A reboot of the classic game Tomb Raider, Lara Croft is on her first adventure following her father’s footsteps, unbeknownst to her, as a tomb raider. The myth of a death queen, Himiko, turns into reality when her father goes missing and Lara refuses to accept his death. She stumbles upon a series of clues and hidden artefacts that take her to an island off the coast of Japan, and the sinister ongoings of a global corporation – Trinity, with a face off to see who the ultimate Tomb Raider will be.
I enjoyed this Tomb Raider, and I believe most people will too. It’s definitely in the category of mind-numbing entertainment with not much more happening at a deeper level. Sometimes we need these types of films. Buy or rent the DVD, make yourself some popcorn, pour a large coke – and let the world pass you by while you are transported into the world of another’s.
Let’s do a bit of a checklist to see why you should give this a watch:
- Script and storyline? Not bad. Check.
- Acting: Believable. Check.
- Action and Entertainment value: Great. Check.

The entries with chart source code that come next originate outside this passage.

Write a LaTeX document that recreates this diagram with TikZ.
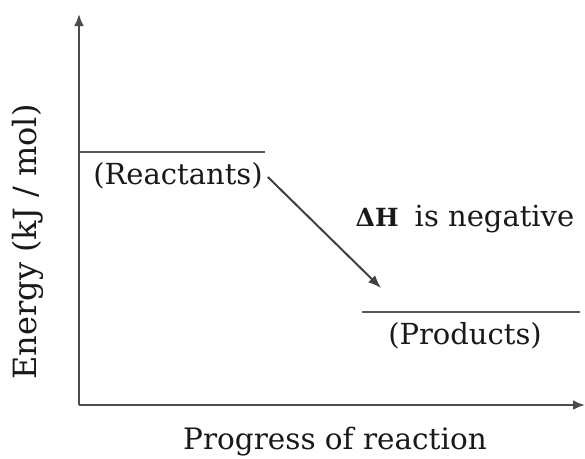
\documentclass[tikz,border=0pt]{standalone}
\usepackage{fontspec}
\setmainfont{DejaVu Serif}
\usetikzlibrary{arrows.meta}
\begin{document}
\begin{tikzpicture}[x=1pt, y=-1pt,
  axis/.style={draw=black!70, line width=2.4pt, -{Latex[length=12pt,width=10pt]}},
  level/.style={draw=black!65, line width=2.4pt},
  change/.style={draw=black!75, line width=2pt, -{Latex[length=13pt,width=10pt]}},
  lbl/.style={text=black!90, inner sep=1pt, font=\fontsize{29}{34}\selectfont}]
  \useasboundingbox (0,0) rectangle (585,458);
  % axes
  \coordinate (O) at (79,405);
  \coordinate (ytip) at (79,14);
  \coordinate (xtip) at (585,405);
  \draw[axis] (O) -- (ytip);
  \draw[axis] (O) -- (xtip);
  % levels
  \coordinate (r1) at (79,152);
  \coordinate (r2) at (265,152);
  \coordinate (p1) at (362,312);
  \coordinate (p2) at (580,312);
  \draw[level] (r1) -- (r2);
  \draw[level] (p1) -- (p2);
  % labels
  \node[lbl] (react) at (178,176) {(Reactants)};
  \node[lbl] (prod) at (465,336) {(Products)};
  \node[lbl, anchor=base] (dh) at (465,226) {{\fontsize{25}{30}\selectfont\bfseries ΔH}\hspace{16pt}is negative};
  \node[lbl, rotate=90, font=\fontsize{32}{38}\selectfont] (ylab) at (28,242) {Energy (kJ / mol)};
  \node[lbl, anchor=base, font=\fontsize{29.5}{35}\selectfont] (xlab) at (335,449) {Progress of reaction};
  % enthalpy change
  \coordinate (arrend) at (381,288);
  \draw[change] (react.east) ++(4,1) -- (arrend);
\end{tikzpicture}
\end{document}
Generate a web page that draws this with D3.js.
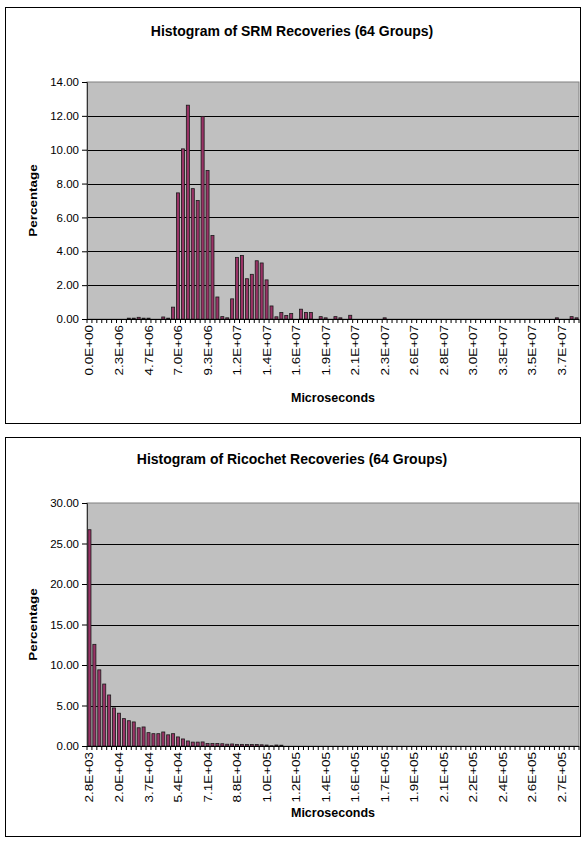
<!DOCTYPE html>
<html>
<head>
<meta charset="utf-8">
<script src="https://cdn.jsdelivr.net/npm/d3@7"></script>
<style>
  body { margin: 0; background: #fff; }
  svg { display: block; font-family: Arial, "Liberation Sans", sans-serif; }
</style>
</head>
<body>
<div id="chart"></div>
<script>
const width = 584;
const height = 846;

// Percentage per bin (100 bins each)
const srmValues = [
  0, 0, 0, 0, 0, 0, 0, 0, 0.05, 0.05,
  0.1, 0.05, 0.05, 0, 0, 0.12, 0.05, 0.7, 7.45, 10.05,
  12.63, 7.7, 7.0, 11.97, 8.77, 4.93, 1.3, 0.14, 0.07, 1.19,
  3.64, 3.75, 2.38, 2.64, 3.44, 3.31, 2.31, 0.77, 0.13, 0.39,
  0.21, 0.32, 0, 0.58, 0.39, 0.39, 0, 0.14, 0.07, 0,
  0.14, 0.07, 0, 0.22, 0, 0, 0, 0, 0, 0,
  0.07, 0, 0, 0, 0, 0, 0, 0, 0, 0,
  0, 0, 0, 0, 0, 0, 0, 0, 0, 0,
  0, 0, 0, 0, 0, 0, 0, 0, 0, 0,
  0, 0, 0, 0, 0, 0.07, 0, 0, 0.14, 0.07
];
const srmTickLabels = [
  "0.0E+00", "2.3E+06", "4.7E+06", "7.0E+06", "9.3E+06", "1.2E+07", "1.4E+07",
  "1.6E+07", "1.9E+07", "2.1E+07", "2.3E+07", "2.6E+07", "2.8E+07", "3.0E+07",
  "3.3E+07", "3.5E+07", "3.7E+07"
];

const ricochetValues = [
  26.7, 12.55, 9.4, 7.65, 6.3, 4.7, 4.05, 3.38, 3.12, 2.97,
  2.25, 2.35, 1.65, 1.52, 1.52, 1.73, 1.38, 1.52, 1.12, 0.87,
  0.62, 0.48, 0.48, 0.5, 0.3, 0.3, 0.3, 0.28, 0.22, 0.25,
  0.2, 0.2, 0.18, 0.18, 0.18, 0.15, 0.12, 0.03, 0.12, 0.1,
  0, 0, 0, 0, 0, 0, 0, 0, 0, 0,
  0, 0, 0, 0, 0, 0, 0, 0, 0, 0,
  0, 0, 0, 0, 0, 0, 0, 0, 0, 0,
  0, 0, 0, 0, 0, 0, 0, 0, 0, 0,
  0, 0, 0, 0, 0, 0, 0, 0, 0, 0,
  0, 0, 0, 0, 0, 0, 0, 0, 0, 0
];
const ricochetTickLabels = [
  "2.8E+03", "2.0E+04", "3.7E+04", "5.4E+04", "7.1E+04", "8.8E+04", "1.0E+05",
  "1.2E+05", "1.4E+05", "1.6E+05", "1.7E+05", "1.9E+05", "2.1E+05", "2.2E+05",
  "2.4E+05", "2.6E+05", "2.7E+05"
];
const labelEvery = 6;

const svg = d3.select("#chart")
    .append("svg")
    .attr("width", width)
    .attr("height", height)
    .attr("viewBox", `0 0 ${width} ${height}`);

// le texte vertical de la référence est un peu étiré
const stretch = 1.17;

function drawHistogram(cfg) {
    const g = svg.append("g");

    // cadre du graphique
    g.append("rect")
        .attr("x", 5.5).attr("y", cfg.frameTop + 0.5)
        .attr("width", 575).attr("height", cfg.frameBottom - cfg.frameTop)
        .attr("fill", "#fff").attr("stroke", "#000");

    g.append("text")
        .attr("x", 292).attr("y", cfg.titleY)
        .attr("text-anchor", "middle")
        .attr("font-size", 14).attr("font-weight", "bold")
        .text(cfg.title);

    const left = 87, right = 579;
    const x = d3.scaleBand()
        .domain(d3.range(cfg.values.length))
        .range([left, right])
        .paddingInner(0.38).paddingOuter(0.19);
    const y = d3.scaleLinear().domain([0, cfg.yMax]).range([cfg.bottom, cfg.top]);

    g.append("rect")
        .attr("x", left).attr("y", cfg.top)
        .attr("width", right - left).attr("height", cfg.bottom - cfg.top)
        .attr("fill", "#c0c0c0").attr("stroke", "#808080");

    const yTicks = d3.range(0, cfg.yMax + cfg.yStep / 2, cfg.yStep);
    g.selectAll(".grid")
        .data(yTicks.filter(t => t > 0 && t < cfg.yMax))
        .enter().append("line")
        .attr("x1", left).attr("x2", right)
        .attr("y1", d => Math.round(y(d)) + 0.5).attr("y2", d => Math.round(y(d)) + 0.5)
        .attr("stroke", "#000");

    // barres
    g.selectAll(".bar")
        .data(cfg.values.map((v, i) => ({ v, i })).filter(d => d.v > 0))
        .enter().append("rect")
        .attr("x", d => x(d.i))
        .attr("y", d => y(d.v))
        .attr("width", x.bandwidth())
        .attr("height", d => y(0) - y(d.v))
        .attr("fill", "#993366")
        .attr("stroke", "#1a1a1a")
        .attr("stroke-width", 0.8);

    // axe Y
    const yAxis = d3.axisLeft(y)
        .tickValues(yTicks)
        .tickFormat(d3.format(".2f"))
        .tickSize(5)
        .tickPadding(3);
    g.append("g")
        .attr("transform", `translate(${left},0)`)
        .call(yAxis)
        .call(a => a.select(".domain").attr("stroke", "#333"))
        .call(a => a.selectAll("text").attr("font-size", 11.5).attr("fill", "#000").attr("font-family", null));

    // axe X : traits entre les catégories
    g.append("line")
        .attr("x1", left).attr("x2", right)
        .attr("y1", cfg.bottom + 0.5).attr("y2", cfg.bottom + 0.5)
        .attr("stroke", "#000");
    const step = x.step();
    g.selectAll(".xtick")
        .data(d3.range(cfg.values.length + 1))
        .enter().append("line")
        .attr("x1", i => left + i * step).attr("x2", i => left + i * step)
        .attr("y1", cfg.bottom).attr("y2", cfg.bottom + 4)
        .attr("stroke", "#000");

    g.selectAll(".xlabel")
        .data(cfg.labels)
        .enter().append("text")
        .attr("transform", (d, k) => {
            const cx = x(k * labelEvery) + x.bandwidth() / 2;
            return `translate(${cx + 4},${cfg.bottom + 6}) rotate(-90) scale(${stretch},1)`;
        })
        .attr("text-anchor", "end")
        .attr("font-size", 11.5)
        .text(d => d);

    g.append("text")
        .attr("x", (left + right) / 2).attr("y", cfg.xTitleY)
        .attr("text-anchor", "middle")
        .attr("font-size", 12.5).attr("font-weight", "bold")
        .text("Microseconds");

    g.append("text")
        .attr("transform", `translate(37,${(cfg.top + cfg.bottom) / 2}) rotate(-90) scale(${stretch},1)`)
        .attr("text-anchor", "middle")
        .attr("font-size", 11.5).attr("font-weight", "bold")
        .text("Percentage");
}

drawHistogram({
    title: "Histogram of SRM Recoveries (64 Groups)",
    values: srmValues, labels: srmTickLabels,
    frameTop: 7, frameBottom: 423, titleY: 36,
    top: 82, bottom: 319, yMax: 14, yStep: 2, xTitleY: 402
});

drawHistogram({
    title: "Histogram of Ricochet Recoveries (64 Groups)",
    values: ricochetValues, labels: ricochetTickLabels,
    frameTop: 437, frameBottom: 836, titleY: 464,
    top: 503, bottom: 746, yMax: 30, yStep: 5, xTitleY: 817
});
</script>
</body>
</html>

- All in all. Not a bad night in.
I’m sure by now you have guessed I was saving some comments for this section. After seeing the making of the film (also featured on the DVD release), I understand why my expectation of Lara Croft’s character should have been readjusted. At first, she immediately comes off as weak and well, beatable. Not a heroine of a story at all. Seeing that this was a true origin story, I understand now that there needs to be growth and struggle in a hero’s story for them to become who they are destined to become. But I still maintain, I needed more from the Lara I grew to love and know. It is after all, still a tool for buying into the sequels that are sure to follow, and I think they could have sold me more on her extraordinary-ness (if that’s a word). With me, it’s always about two things, casting and scripting. I can accept Alicia Vikander as someone who can hopefully soon give us the grit and strength of a Lara Croft, but with Walton Goggins who plays the villain, it is just something personal I have against his acting style. We just caught him in another villain role in Ant-Man and The Wasp, and again, he taints the big screen for me. Bygones.
THE CHERRY ON TOP
The DVD release features Tomb Raider: Uncovered, a look at the behind the scenes efforts to create the reboot of the franchise. Narratives by Director Roan Uthaug and Producer Graham King, explain the choice of taking the story back to the origin of Lara Croft’s identity and contextual background. Whereas previous films had already established the character and depended quite heavily on the popularity of the gaming character, this seeks to start a story a new, showing an authentic, believable side to her and Croft’s journey. A close up with all the film’s characters shows insight as to cast synergy and buy-in to a devotion to each character. Special mention to Franklin Henson, the film’s stunt coordinator, who had his work cut out for him. Where one wouldn’t say off hand that this was a difficult movie to make, this featurette reminds you of key scenes that were quite breathtaking and absolutely believable as great action sequences. What you won’t know is the film was shot in South Africa to achieve the balance of gritty and beautiful landscapes we get, to see recreating all the island (and Hong Kong which was recreated in the ports of Cape Town) scenes in Tomb Raider. And then of course, the main character (for me, anyway) – the tomb. Which is where all memories and nostalgia for gaming references comes to life. Greatly created and fun to explore.